The Evolution of Mating Preferences and Major Histocompatibility Complex Genes

The Evolution of Mating Preferences and Major Histocompatibility Complex Genes

Dustin J Penn et al. Am Nat.


House mice prefer mates genetically dissimilar at the major histocompatibility complex (MHC). The highly polymorphic MHC genes control immunological self/nonself recognition; therefore, this mating preference may function to provide "good genes" for an individual's offspring. However, the evidence for MHC-dependent mating preferences is controversial, and its function remains unclear. Here we provide a critical review of the studies on MHC-dependent mating preferences in mice, sheep, and humans and the possible functions of this behavior. There are three adaptive hypotheses for MHC-dependent mating preferences. First, MHC-disassortative mating preferences produce MHC-heterozygous offspring that may have enhanced immunocompetence. Although this hypothesis is not supported by tests of single parasites, MHC heterozygotes may be resistant to multiple parasites.

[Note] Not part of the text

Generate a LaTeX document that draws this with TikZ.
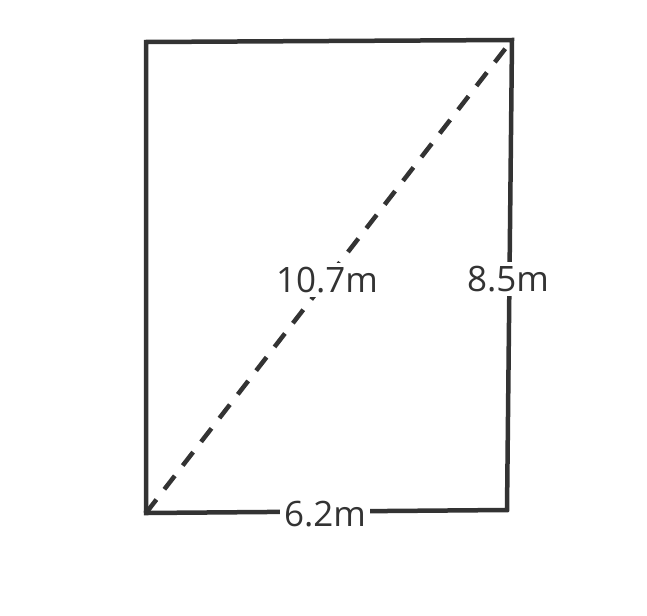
\documentclass[tikz,border=0pt]{standalone}
\usepackage{fontspec}
\setmainfont{Open Sans}
\definecolor{ink}{HTML}{333333}
\tikzset{
  edge/.style={draw=ink, line width=4.5pt, line cap=rect},
  diag/.style={draw=ink, line width=4.5pt, dash pattern=on 17pt off 13pt},
  lbl/.style={fill=white, text=ink, font=\fontsize{35}{40}\selectfont, inner sep=4pt}
}
\begin{document}
\begin{tikzpicture}[x=1pt,y=-1pt]
\useasboundingbox (0,0) rectangle (647,615);
\coordinate (tl) at (146,42);
\coordinate (tr) at (512,40);
\coordinate (br) at (507,510);
\coordinate (bl) at (146,513);
\draw[edge] (bl) -- (tl) -- (tr) -- (br) -- (bl);
\draw[diag] (bl) -- (tr);
\node[lbl] (d) at (327,280) {10.7m};
\node[lbl] (h) at (508,279) {8.5m};
\node[lbl] (w) at (325,514) {6.2m};
\end{tikzpicture}
\end{document}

Second, we propose that MHC-dependent mating preferences enable hosts to provide a "moving target" against rapidly evolving parasites that escape immune recognition (the Red Queen hypothesis). Such parasites are suspected to drive MHC diversity through rare-allele advantage. Thus, the two forms of parasite-mediated selection thought to drive MHC diversity, heterozygote and rare-allele advantage, will also favor MHC-dependent mating preferences. Finally, MHC-dependent mating preferences may also function to avoid inbreeding; a hypothesis consistent with other evidence that MHC genes play a role in kin recognition.

Keywords: Red Queen; heterozygote advantage; host‐parasite coevolution; inbreeding avoidance; kin recognition; sexual selection.